Source code of charts
* * * * *
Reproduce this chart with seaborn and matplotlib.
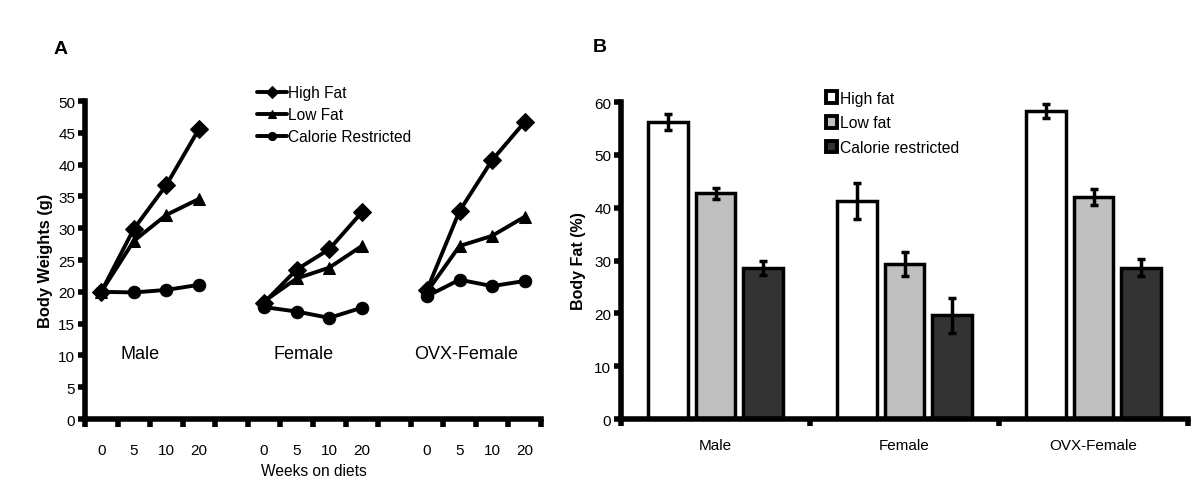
import pandas as pd
import matplotlib.pyplot as plt
from matplotlib.patches import Patch
import seaborn as sns

# Panel A data: body weight (g) by group / week / diet
groups = ['Male', 'Female', 'OVX-Female']
weeks = ['0', '5', '10', '20']
diets_a = ['High Fat', 'Low Fat', 'Calorie Restricted']
high_fat_wt = [[20.0, 29.9, 36.8, 45.6], [18.3, 23.5, 26.7, 32.5], [20.3, 32.7, 40.7, 46.7]]
low_fat_wt = [[20.0, 28.0, 32.1, 34.6], [18.5, 22.1, 23.8, 27.2], [20.0, 27.2, 28.8, 31.8]]
cal_res_wt = [[20.0, 19.9, 20.3, 21.1], [17.6, 16.9, 15.9, 17.5], [19.3, 21.9, 20.9, 21.7]]

# Panel B data: body fat (%) mean and error
diets_b = ['High fat', 'Low fat', 'Calorie restricted']
high_fat_pct = [56.2, 41.3, 58.3]
low_fat_pct = [42.7, 29.3, 42.0]
cal_res_pct = [28.6, 19.6, 28.6]
high_fat_err = [1.5, 3.4, 1.4]
low_fat_err = [1.1, 2.3, 1.5]
cal_res_err = [1.4, 3.3, 1.6]

sns.set_style('white')
plt.rcParams['font.family'] = ['Liberation Sans', 'DejaVu Sans']
plt.rcParams['text.color'] = 'black'
plt.rcParams['axes.labelcolor'] = 'black'
plt.rcParams['xtick.color'] = 'black'
plt.rcParams['ytick.color'] = 'black'

# long tables
rows = []
for diet, table in zip(diets_a, [high_fat_wt, low_fat_wt, cal_res_wt]):
    for g, grp in enumerate(groups):
        for w, wk in enumerate(weeks):
            rows.append({'diet': diet, 'group': grp, 'slot': g * 5 + w, 'weight': table[g][w]})
df_a = pd.DataFrame(rows)

rows = []
for diet, vals, errs in zip(diets_b, [high_fat_pct, low_fat_pct, cal_res_pct],
                            [high_fat_err, low_fat_err, cal_res_err]):
    for grp, v, e in zip(groups, vals, errs):
        rows.append({'diet': diet, 'group': grp, 'fat': v, 'err': e})
df_b = pd.DataFrame(rows)

fig = plt.figure(figsize=(12, 5.02), dpi=100)
ax1 = fig.add_axes([0.0708, 0.1633, 0.38, 0.6335])
ax2 = fig.add_axes([0.5175, 0.1633, 0.4725, 0.6315])

# ---- Panel A
sns.lineplot(data=df_a, x='slot', y='weight', hue='diet', style='diet', units='group',
             estimator=None, palette=['black'] * 3,
             markers={'High Fat': 'D', 'Low Fat': '^', 'Calorie Restricted': 'o'},
             dashes=False, markersize=9, linewidth=2.8, markeredgecolor='black', ax=ax1)
handles, labels = ax1.get_legend_handles_labels()
ax1.legend(handles, labels, loc='upper left', bbox_to_anchor=(0.209, 0.841),
           bbox_transform=fig.transFigure, frameon=False, fontsize=11.2, markerscale=0.65,
           handlelength=1.9, handletextpad=0.1, labelspacing=0.45, borderaxespad=0)

ax1.set_xlim(-0.5, 13.5)
ax1.set_ylim(0, 50)
ax1.set_yticks(range(0, 51, 5))
ax1.set_xticks([g * 5 + w for g in range(3) for w in range(4)])
ax1.set_xticklabels(weeks * 3)
ax1.set_xticks([i - 0.5 for i in range(15)], minor=True)
ax1.tick_params(axis='x', which='major', length=0, pad=17, labelsize=11)
ax1.tick_params(axis='x', which='minor', length=5.5, width=4, direction='out', bottom=True)
ax1.tick_params(axis='y', length=5, width=4, direction='out', pad=2, labelsize=11, left=True)
ax1.set_xlabel('')
ax1.set_ylabel('Body Weights (g)', fontsize=11.8, fontweight='bold', labelpad=4)
for g, grp in enumerate(groups):
    ax1.text(g * 5 + 1.2, 10.3, grp, ha='center', va='center', fontsize=13)
sns.despine(ax=ax1)
for s in ['left', 'bottom']:
    ax1.spines[s].set_linewidth(4)
    ax1.spines[s].set_color('black')

# ---- Panel B
bar_colors = ['white', '#c0c0c0', '#333333']
sns.barplot(data=df_b, x='group', y='fat', hue='diet', palette=bar_colors,
            edgecolor='black', linewidth=2.5, width=0.75, gap=0.16, errorbar=None, ax=ax2)
for cont, errs in zip(ax2.containers, [high_fat_err, low_fat_err, cal_res_err]):
    xs = [b.get_x() + b.get_width() / 2 for b in cont]
    ys = [b.get_height() for b in cont]
    ax2.errorbar(xs, ys, yerr=errs, fmt='none', ecolor='black', elinewidth=2.5,
                 capsize=3, capthick=2.5, zorder=5)
leg_handles = [Patch(facecolor=c, edgecolor='black', linewidth=2.8) for c in bar_colors]
ax2.legend(leg_handles, diets_b, loc='upper left', bbox_to_anchor=(0.683, 0.83),
           bbox_transform=fig.transFigure, frameon=False, fontsize=11.3,
           handlelength=0.7, handleheight=0.75, handletextpad=0.2, labelspacing=0.62,
           borderaxespad=0)
ax2.set_xlim(-0.5, 2.5)
ax2.set_ylim(0, 60)
ax2.set_yticks(range(0, 61, 10))
ax2.set_xticks([-0.5, 0.5, 1.5, 2.5], minor=True)
ax2.tick_params(axis='x', which='major', length=0, pad=14, labelsize=11)
ax2.tick_params(axis='x', which='minor', length=5, width=4, direction='out', bottom=True)
ax2.tick_params(axis='y', length=5, width=4, direction='out', pad=2, labelsize=11, left=True)
ax2.set_xlabel('')
ax2.set_ylabel('Body Fat (%)', fontsize=11.5, fontweight='bold', labelpad=6)
sns.despine(ax=ax2)
for s in ['left', 'bottom']:
    ax2.spines[s].set_linewidth(4)
    ax2.spines[s].set_color('black')

fig.text(314 / 1200, 1 - 471 / 502, 'Weeks on diets', ha='center', va='center', fontsize=11.2)
fig.text(61 / 1200, 1 - 50 / 502, 'A', ha='center', va='center', fontsize=14, fontweight='bold')
fig.text(600 / 1200, 1 - 48 / 502, 'B', ha='center', va='center', fontsize=14, fontweight='bold')

fig.savefig('out.png', dpi=100)
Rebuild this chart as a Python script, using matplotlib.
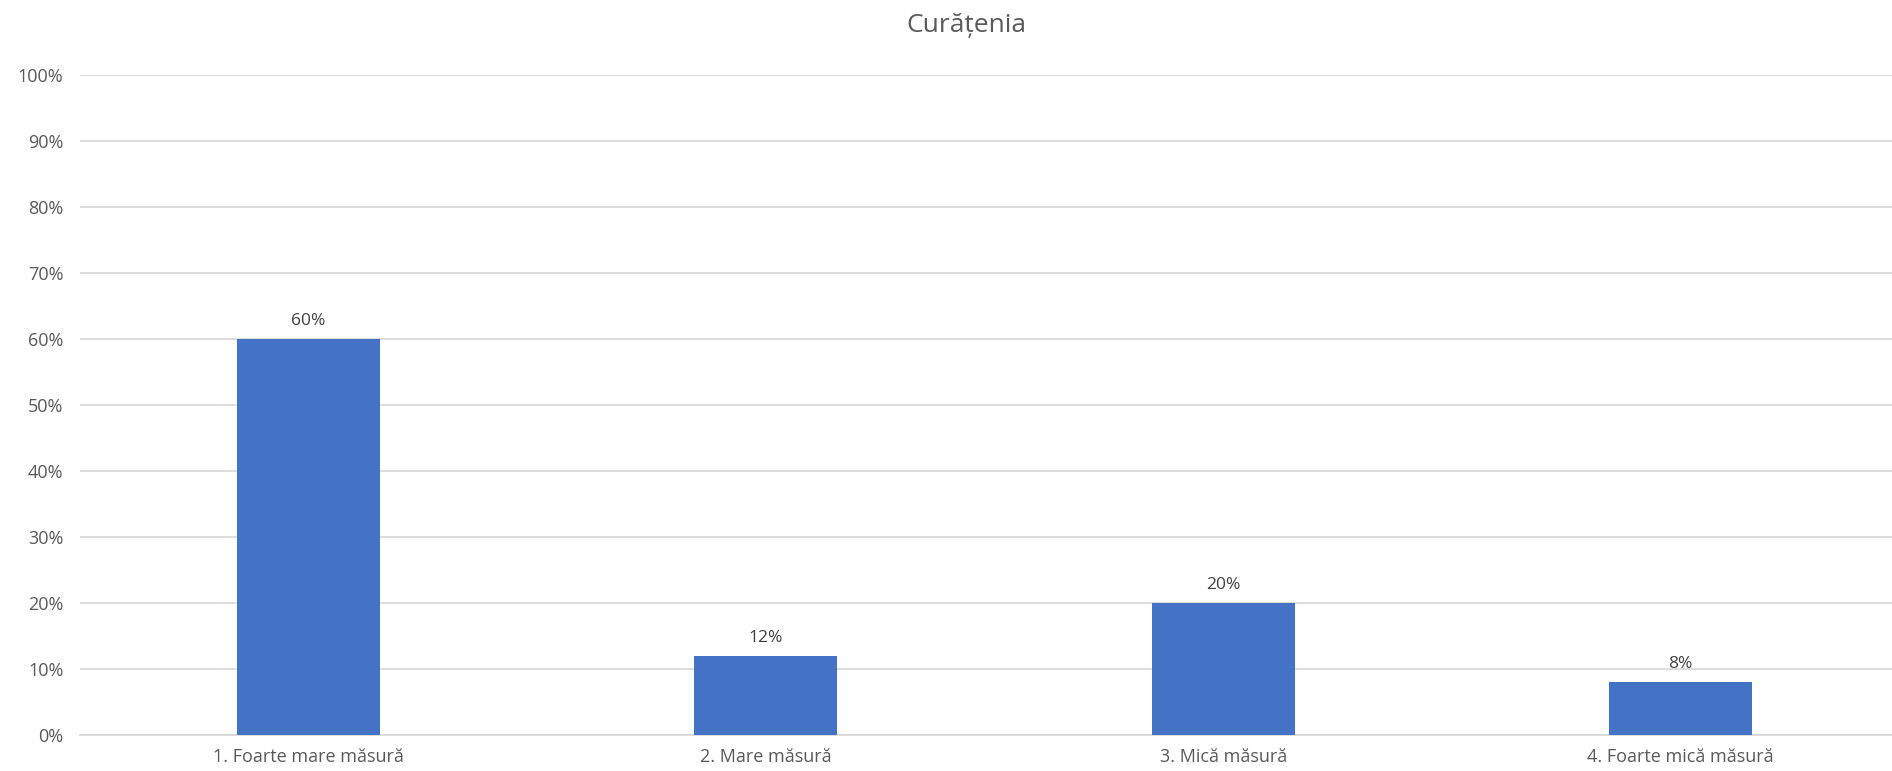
import matplotlib
matplotlib.use("Agg")
import matplotlib.pyplot as plt
from matplotlib.ticker import PercentFormatter, MultipleLocator

categories = ["1. Foarte mare măsură", "2. Mare măsură", "3. Mică măsură", "4. Foarte mică măsură"]
values = [60, 12, 20, 8]
title = "Curățenia"

plt.rcParams['font.family'] = ['Open Sans', 'DejaVu Sans']
W, H = 1892, 771
fig = plt.figure(figsize=(W/100, H/100), dpi=100)
left, right, top, bottom = 80, 1909, 75, 735
ax = fig.add_axes([left/W, 1 - bottom/H, (right-left)/W, (bottom-top)/H])

txt = "#595959"
bars = ax.bar(range(len(categories)), values, width=0.313, color="#4472C4", zorder=3)
for b, v in zip(bars, values):
    ax.annotate(f"{v}%", (b.get_x()+b.get_width()/2, v), xytext=(0, 7), textcoords="offset points",
                ha="center", va="bottom", fontsize=12.5, color="#404040")

ax.set_xlim(-0.5, len(categories)-0.5)
ax.set_ylim(0, 100)
ax.yaxis.set_major_locator(MultipleLocator(10))
ax.yaxis.set_major_formatter(PercentFormatter(decimals=0))
ax.set_xticks(range(len(categories)))
ax.set_xticklabels(categories)
ax.grid(axis="y", color="#D9D9D9", linewidth=1.3, zorder=0)
for s in ["top", "right", "left"]:
    ax.spines[s].set_visible(False)
ax.spines["bottom"].set_color("#D9D9D9")
ax.spines["bottom"].set_linewidth(1.3)
ax.tick_params(axis="both", length=0, labelsize=13, labelcolor=txt)
ax.tick_params(axis="y", pad=12)
ax.tick_params(axis="x", pad=9)
fig.text(966/W, 1 - 26/H, title, ha="center", va="center", fontsize=19, color=txt)
fig.savefig("out.png", dpi=100)
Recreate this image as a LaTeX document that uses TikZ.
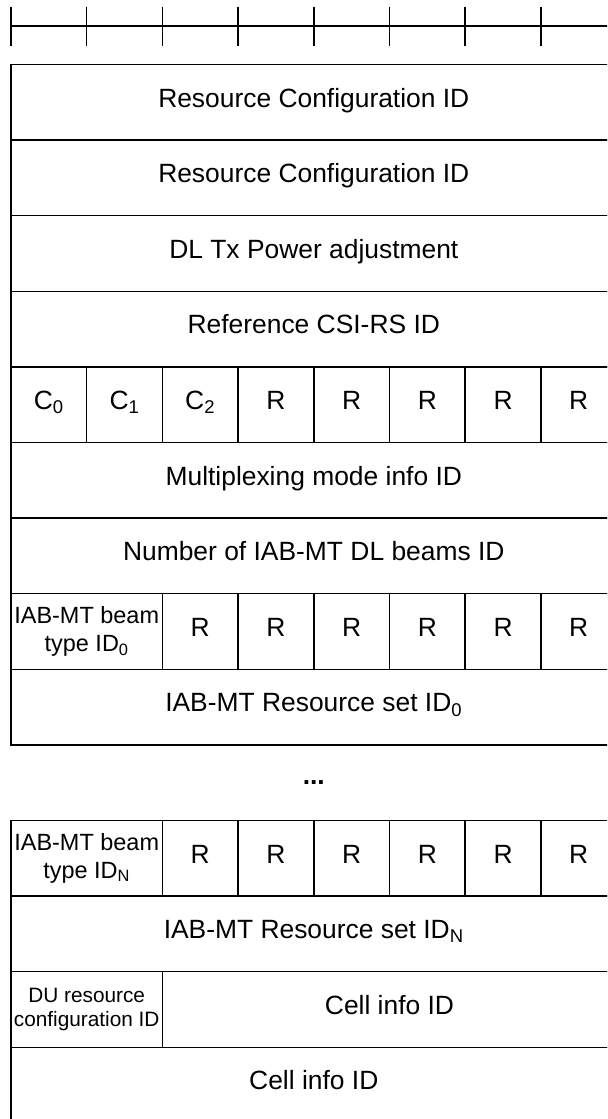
\documentclass[tikz,border=0pt]{standalone}
\usepackage{fontspec}
\setmainfont{Liberation Sans}
\begin{document}
\begin{tikzpicture}[x=0.75pt,y=-0.75pt,line width=1.1pt,
  cell/.style={draw,inner sep=0pt,minimum height=56.7pt,align=center,
    font=\fontsize{19.8}{22}\selectfont},
  one/.style={text height=0.72em,text depth=0pt},
  wa/.style={minimum width=56.775pt},
  wb/.style={minimum width=113.55pt},
  wf/.style={minimum width=340.65pt},
  wh/.style={minimum width=454.2pt},
  smalltxt/.style={font=\fontsize{17.6}{21}\selectfont},
  tinytxt/.style={font=\fontsize{15.6}{18.5}\selectfont}]
\useasboundingbox (0,0) rectangle (607,1119);
\clip (0,0) rectangle (607,1119);
% ruler
\coordinate (rl) at (11,26);
\coordinate (rr) at (640,26);
\draw (rl) -- (rr);
\foreach \k in {0,...,8} \draw (11+75.7*\k,6.7) -- (11+75.7*\k,45.7);
% first block
\node[cell,wh,one] (n0) at (313.8,64.5+75.6*0.5) {Resource Configuration ID};
\node[cell,wh,one] (n1) at (313.8,64.5+75.6*1.5) {Resource Configuration ID};
\node[cell,wh,one] (n2) at (313.8,64.5+75.6*2.5) {DL Tx Power adjustment};
\node[cell,wh,one] (n3) at (313.8,64.5+75.6*3.5) {Reference CSI-RS ID};
\node[cell,wa,one] (c0) at (11+75.7*0.5,64.5+75.6*4.5) {C\textsubscript{0}};
\node[cell,wa,one] (c1) at (11+75.7*1.5,64.5+75.6*4.5) {C\textsubscript{1}};
\node[cell,wa,one] (c2) at (11+75.7*2.5,64.5+75.6*4.5) {C\textsubscript{2}};
\node[cell,wa,one] (c3) at (11+75.7*3.5,64.5+75.6*4.5) {R};
\node[cell,wa,one] (c4) at (11+75.7*4.5,64.5+75.6*4.5) {R};
\node[cell,wa,one] (c5) at (11+75.7*5.5,64.5+75.6*4.5) {R};
\node[cell,wa,one] (c6) at (11+75.7*6.5,64.5+75.6*4.5) {R};
\node[cell,wa,one] (c7) at (11+75.7*7.5,64.5+75.6*4.5) {R};
\node[cell,wh,one] (n5) at (313.8,64.5+75.6*5.5) {Multiplexing mode info ID};
\node[cell,wh,one] (n6) at (313.8,64.5+75.6*6.5) {Number of IAB-MT DL beams ID};
\node[cell,wb,smalltxt] (b0) at (11+75.7,64.5+75.6*7.5) {IAB-MT beam\\type ID\textsubscript{0}};
\node[cell,wa,one] (b2) at (11+75.7*2.5,64.5+75.6*7.5) {R};
\node[cell,wa,one] (b3) at (11+75.7*3.5,64.5+75.6*7.5) {R};
\node[cell,wa,one] (b4) at (11+75.7*4.5,64.5+75.6*7.5) {R};
\node[cell,wa,one] (b5) at (11+75.7*5.5,64.5+75.6*7.5) {R};
\node[cell,wa,one] (b6) at (11+75.7*6.5,64.5+75.6*7.5) {R};
\node[cell,wa,one] (b7) at (11+75.7*7.5,64.5+75.6*7.5) {R};
\node[cell,wh,one] (n8) at (313.8,64.5+75.6*8.5) {IAB-MT Resource set ID\textsubscript{0}};
% ellipsis
\node[font=\fontsize{19.8}{22}\selectfont\bfseries] (dots) at (313.8,64.5+75.6*9.5) {...};
% second block
\node[cell,wb,smalltxt] (m0) at (11+75.7,64.5+75.6*10.5) {IAB-MT beam\\type ID\textsubscript{N}};
\node[cell,wa,one] (m2) at (11+75.7*2.5,64.5+75.6*10.5) {R};
\node[cell,wa,one] (m3) at (11+75.7*3.5,64.5+75.6*10.5) {R};
\node[cell,wa,one] (m4) at (11+75.7*4.5,64.5+75.6*10.5) {R};
\node[cell,wa,one] (m5) at (11+75.7*5.5,64.5+75.6*10.5) {R};
\node[cell,wa,one] (m6) at (11+75.7*6.5,64.5+75.6*10.5) {R};
\node[cell,wa,one] (m7) at (11+75.7*7.5,64.5+75.6*10.5) {R};
\node[cell,wh,one] (n11) at (313.8,64.5+75.6*11.5) {IAB-MT Resource set ID\textsubscript{N}};
\node[cell,wb,tinytxt] (du) at (11+75.7,64.5+75.6*12.5) {DU resource\\configuration ID};
\node[cell,wf,one] (ci) at (11+75.7*5,64.5+75.6*12.5) {Cell info ID};
\node[cell,wh,one] (n13) at (313.8,64.5+75.6*13.5) {Cell info ID};
\end{tikzpicture}
\end{document}
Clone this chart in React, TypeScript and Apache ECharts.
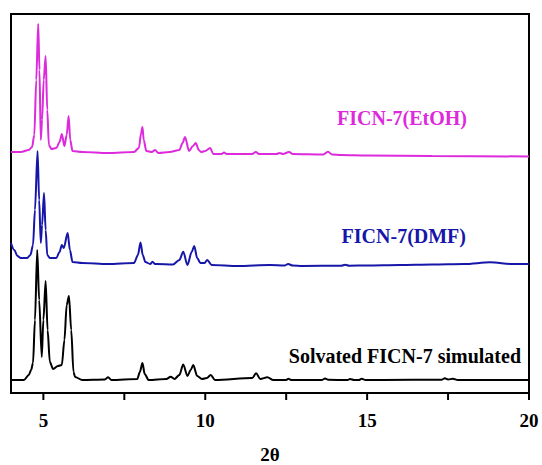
* * * * *
THE TASK
Beginning at the line above that contains "Rebuild this chart", repeat each line exactly through the one that contains "from matplotlib.ticker import", and leave out the pictures.

WRITTEN ANSWER
Rebuild this chart as a Python script, using matplotlib.
import matplotlib
matplotlib.use("Agg")
import matplotlib.pyplot as plt
from matplotlib.ticker import PercentFormatter, MultipleLocator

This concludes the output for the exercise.